### [Set problem]
Everything in the listing except the pictures should be written out exactly.

[Data segment start]

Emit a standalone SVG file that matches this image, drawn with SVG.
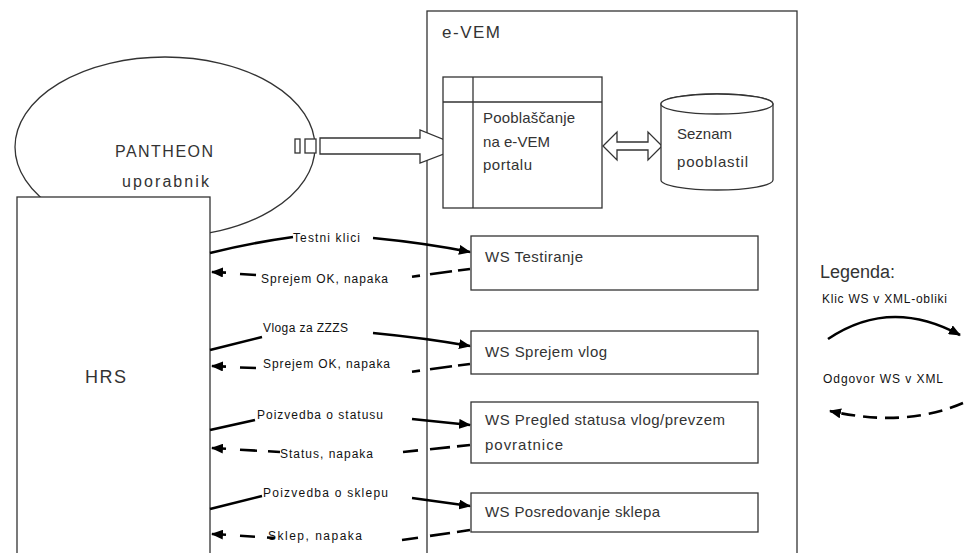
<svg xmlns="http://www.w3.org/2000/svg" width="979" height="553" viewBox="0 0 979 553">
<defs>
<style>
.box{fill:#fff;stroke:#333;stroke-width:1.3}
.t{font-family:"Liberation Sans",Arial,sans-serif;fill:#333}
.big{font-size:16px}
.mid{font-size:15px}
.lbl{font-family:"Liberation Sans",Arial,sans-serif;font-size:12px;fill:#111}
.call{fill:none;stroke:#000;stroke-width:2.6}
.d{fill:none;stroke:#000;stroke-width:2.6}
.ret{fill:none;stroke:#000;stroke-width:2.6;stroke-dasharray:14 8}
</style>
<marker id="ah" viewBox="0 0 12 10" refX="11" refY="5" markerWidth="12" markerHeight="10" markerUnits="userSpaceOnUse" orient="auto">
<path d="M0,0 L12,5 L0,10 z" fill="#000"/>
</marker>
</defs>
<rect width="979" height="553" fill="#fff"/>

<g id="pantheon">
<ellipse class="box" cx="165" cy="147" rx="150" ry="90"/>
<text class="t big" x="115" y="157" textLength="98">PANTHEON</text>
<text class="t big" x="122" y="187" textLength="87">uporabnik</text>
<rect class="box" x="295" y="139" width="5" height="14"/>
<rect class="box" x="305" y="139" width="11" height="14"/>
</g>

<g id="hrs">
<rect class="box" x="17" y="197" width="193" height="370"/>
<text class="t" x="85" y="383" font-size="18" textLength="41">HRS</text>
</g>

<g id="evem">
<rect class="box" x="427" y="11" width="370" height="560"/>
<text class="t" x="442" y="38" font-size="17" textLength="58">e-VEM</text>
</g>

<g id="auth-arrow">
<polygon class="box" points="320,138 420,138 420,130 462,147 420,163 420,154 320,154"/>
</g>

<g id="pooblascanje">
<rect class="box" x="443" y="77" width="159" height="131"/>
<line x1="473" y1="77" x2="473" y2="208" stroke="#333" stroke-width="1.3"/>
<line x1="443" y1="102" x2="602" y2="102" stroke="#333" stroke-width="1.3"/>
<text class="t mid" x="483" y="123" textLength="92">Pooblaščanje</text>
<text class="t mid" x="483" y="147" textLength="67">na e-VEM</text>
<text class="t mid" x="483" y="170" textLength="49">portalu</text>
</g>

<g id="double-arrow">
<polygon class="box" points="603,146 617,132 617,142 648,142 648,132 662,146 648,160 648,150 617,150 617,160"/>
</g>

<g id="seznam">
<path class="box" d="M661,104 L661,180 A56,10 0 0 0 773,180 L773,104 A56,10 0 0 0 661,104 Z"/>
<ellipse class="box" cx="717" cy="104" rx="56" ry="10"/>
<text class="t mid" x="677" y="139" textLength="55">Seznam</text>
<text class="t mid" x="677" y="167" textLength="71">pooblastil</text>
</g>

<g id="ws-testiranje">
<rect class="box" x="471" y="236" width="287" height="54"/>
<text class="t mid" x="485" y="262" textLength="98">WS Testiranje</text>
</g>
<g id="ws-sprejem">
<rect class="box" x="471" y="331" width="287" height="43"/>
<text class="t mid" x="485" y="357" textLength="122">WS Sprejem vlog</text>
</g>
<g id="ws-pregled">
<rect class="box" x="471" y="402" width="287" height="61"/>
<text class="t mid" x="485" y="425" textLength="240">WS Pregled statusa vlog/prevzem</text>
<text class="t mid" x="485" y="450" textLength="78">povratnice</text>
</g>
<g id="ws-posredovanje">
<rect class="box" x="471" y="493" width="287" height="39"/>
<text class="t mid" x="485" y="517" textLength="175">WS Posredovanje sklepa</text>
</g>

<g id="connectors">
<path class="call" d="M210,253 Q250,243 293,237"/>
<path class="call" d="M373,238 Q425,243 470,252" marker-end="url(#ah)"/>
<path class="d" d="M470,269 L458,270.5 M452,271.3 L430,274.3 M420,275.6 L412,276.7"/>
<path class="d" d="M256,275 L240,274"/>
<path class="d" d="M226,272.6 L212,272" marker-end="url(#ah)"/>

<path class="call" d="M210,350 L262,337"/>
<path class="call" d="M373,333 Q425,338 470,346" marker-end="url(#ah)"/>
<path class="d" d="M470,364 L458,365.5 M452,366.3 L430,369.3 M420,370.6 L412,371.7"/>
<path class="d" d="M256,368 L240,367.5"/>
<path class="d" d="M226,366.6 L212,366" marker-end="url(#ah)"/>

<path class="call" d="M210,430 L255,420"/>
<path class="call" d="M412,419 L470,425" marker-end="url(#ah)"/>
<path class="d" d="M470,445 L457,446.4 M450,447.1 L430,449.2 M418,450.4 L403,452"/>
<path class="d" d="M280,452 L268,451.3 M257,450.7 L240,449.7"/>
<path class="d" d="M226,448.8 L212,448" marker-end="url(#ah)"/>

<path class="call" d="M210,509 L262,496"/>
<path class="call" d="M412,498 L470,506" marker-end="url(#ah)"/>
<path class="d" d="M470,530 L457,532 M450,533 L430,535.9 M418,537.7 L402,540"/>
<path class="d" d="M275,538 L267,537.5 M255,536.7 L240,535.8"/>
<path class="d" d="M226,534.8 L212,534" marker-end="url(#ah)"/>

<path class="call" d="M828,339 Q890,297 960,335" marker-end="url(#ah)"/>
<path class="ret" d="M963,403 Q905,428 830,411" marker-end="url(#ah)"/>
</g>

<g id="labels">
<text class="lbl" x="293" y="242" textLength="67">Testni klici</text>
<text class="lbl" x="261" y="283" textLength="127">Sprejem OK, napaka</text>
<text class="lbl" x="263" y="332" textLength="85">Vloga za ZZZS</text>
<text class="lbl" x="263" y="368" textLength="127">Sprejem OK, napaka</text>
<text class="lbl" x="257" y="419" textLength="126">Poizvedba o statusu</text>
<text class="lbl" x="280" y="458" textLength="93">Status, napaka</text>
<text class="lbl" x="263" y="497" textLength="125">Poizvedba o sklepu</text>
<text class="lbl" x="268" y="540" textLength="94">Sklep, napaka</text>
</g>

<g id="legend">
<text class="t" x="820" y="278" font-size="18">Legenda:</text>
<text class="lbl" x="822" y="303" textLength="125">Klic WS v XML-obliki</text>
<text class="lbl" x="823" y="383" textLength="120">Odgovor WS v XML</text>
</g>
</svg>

[Data segment end]

### [Reply to the task]
Emit a standalone SVG file that matches this image, drawn with SVG.
<svg xmlns="http://www.w3.org/2000/svg" width="979" height="553" viewBox="0 0 979 553">
<defs>
<style>
.box{fill:#fff;stroke:#333;stroke-width:1.3}
.t{font-family:"Liberation Sans",Arial,sans-serif;fill:#333}
.big{font-size:16px}
.mid{font-size:15px}
.lbl{font-family:"Liberation Sans",Arial,sans-serif;font-size:12px;fill:#111}
.call{fill:none;stroke:#000;stroke-width:2.6}
.d{fill:none;stroke:#000;stroke-width:2.6}
.ret{fill:none;stroke:#000;stroke-width:2.6;stroke-dasharray:14 8}
</style>
<marker id="ah" viewBox="0 0 12 10" refX="11" refY="5" markerWidth="12" markerHeight="10" markerUnits="userSpaceOnUse" orient="auto">
<path d="M0,0 L12,5 L0,10 z" fill="#000"/>
</marker>
</defs>
<rect width="979" height="553" fill="#fff"/>

<g id="pantheon">
<ellipse class="box" cx="165" cy="147" rx="150" ry="90"/>
<text class="t big" x="115" y="157" textLength="98">PANTHEON</text>
<text class="t big" x="122" y="187" textLength="87">uporabnik</text>
<rect class="box" x="295" y="139" width="5" height="14"/>
<rect class="box" x="305" y="139" width="11" height="14"/>
</g>

<g id="hrs">
<rect class="box" x="17" y="197" width="193" height="370"/>
<text class="t" x="85" y="383" font-size="18" textLength="41">HRS</text>
</g>

<g id="evem">
<rect class="box" x="427" y="11" width="370" height="560"/>
<text class="t" x="442" y="38" font-size="17" textLength="58">e-VEM</text>
</g>

<g id="auth-arrow">
<polygon class="box" points="320,138 420,138 420,130 462,147 420,163 420,154 320,154"/>
</g>

<g id="pooblascanje">
<rect class="box" x="443" y="77" width="159" height="131"/>
<line x1="473" y1="77" x2="473" y2="208" stroke="#333" stroke-width="1.3"/>
<line x1="443" y1="102" x2="602" y2="102" stroke="#333" stroke-width="1.3"/>
<text class="t mid" x="483" y="123" textLength="92">Pooblaščanje</text>
<text class="t mid" x="483" y="147" textLength="67">na e-VEM</text>
<text class="t mid" x="483" y="170" textLength="49">portalu</text>
</g>

<g id="double-arrow">
<polygon class="box" points="603,146 617,132 617,142 648,142 648,132 662,146 648,160 648,150 617,150 617,160"/>
</g>

<g id="seznam">
<path class="box" d="M661,104 L661,180 A56,10 0 0 0 773,180 L773,104 A56,10 0 0 0 661,104 Z"/>
<ellipse class="box" cx="717" cy="104" rx="56" ry="10"/>
<text class="t mid" x="677" y="139" textLength="55">Seznam</text>
<text class="t mid" x="677" y="167" textLength="71">pooblastil</text>
</g>

<g id="ws-testiranje">
<rect class="box" x="471" y="236" width="287" height="54"/>
<text class="t mid" x="485" y="262" textLength="98">WS Testiranje</text>
</g>
<g id="ws-sprejem">
<rect class="box" x="471" y="331" width="287" height="43"/>
<text class="t mid" x="485" y="357" textLength="122">WS Sprejem vlog</text>
</g>
<g id="ws-pregled">
<rect class="box" x="471" y="402" width="287" height="61"/>
<text class="t mid" x="485" y="425" textLength="240">WS Pregled statusa vlog/prevzem</text>
<text class="t mid" x="485" y="450" textLength="78">povratnice</text>
</g>
<g id="ws-posredovanje">
<rect class="box" x="471" y="493" width="287" height="39"/>
<text class="t mid" x="485" y="517" textLength="175">WS Posredovanje sklepa</text>
</g>

<g id="connectors">
<path class="call" d="M210,253 Q250,243 293,237"/>
<path class="call" d="M373,238 Q425,243 470,252" marker-end="url(#ah)"/>
<path class="d" d="M470,269 L458,270.5 M452,271.3 L430,274.3 M420,275.6 L412,276.7"/>
<path class="d" d="M256,275 L240,274"/>
<path class="d" d="M226,272.6 L212,272" marker-end="url(#ah)"/>

<path class="call" d="M210,350 L262,337"/>
<path class="call" d="M373,333 Q425,338 470,346" marker-end="url(#ah)"/>
<path class="d" d="M470,364 L458,365.5 M452,366.3 L430,369.3 M420,370.6 L412,371.7"/>
<path class="d" d="M256,368 L240,367.5"/>
<path class="d" d="M226,366.6 L212,366" marker-end="url(#ah)"/>

<path class="call" d="M210,430 L255,420"/>
<path class="call" d="M412,419 L470,425" marker-end="url(#ah)"/>
<path class="d" d="M470,445 L457,446.4 M450,447.1 L430,449.2 M418,450.4 L403,452"/>
<path class="d" d="M280,452 L268,451.3 M257,450.7 L240,449.7"/>
<path class="d" d="M226,448.8 L212,448" marker-end="url(#ah)"/>

<path class="call" d="M210,509 L262,496"/>
<path class="call" d="M412,498 L470,506" marker-end="url(#ah)"/>
<path class="d" d="M470,530 L457,532 M450,533 L430,535.9 M418,537.7 L402,540"/>
<path class="d" d="M275,538 L267,537.5 M255,536.7 L240,535.8"/>
<path class="d" d="M226,534.8 L212,534" marker-end="url(#ah)"/>

<path class="call" d="M828,339 Q890,297 960,335" marker-end="url(#ah)"/>
<path class="ret" d="M963,403 Q905,428 830,411" marker-end="url(#ah)"/>
</g>

<g id="labels">
<text class="lbl" x="293" y="242" textLength="67">Testni klici</text>
<text class="lbl" x="261" y="283" textLength="127">Sprejem OK, napaka</text>
<text class="lbl" x="263" y="332" textLength="85">Vloga za ZZZS</text>
<text class="lbl" x="263" y="368" textLength="127">Sprejem OK, napaka</text>
<text class="lbl" x="257" y="419" textLength="126">Poizvedba o statusu</text>
<text class="lbl" x="280" y="458" textLength="93">Status, napaka</text>
<text class="lbl" x="263" y="497" textLength="125">Poizvedba o sklepu</text>
<text class="lbl" x="268" y="540" textLength="94">Sklep, napaka</text>
</g>

<g id="legend">
<text class="t" x="820" y="278" font-size="18">Legenda:</text>
<text class="lbl" x="822" y="303" textLength="125">Klic WS v XML-obliki</text>
<text class="lbl" x="823" y="383" textLength="120">Odgovor WS v XML</text>
</g>
</svg>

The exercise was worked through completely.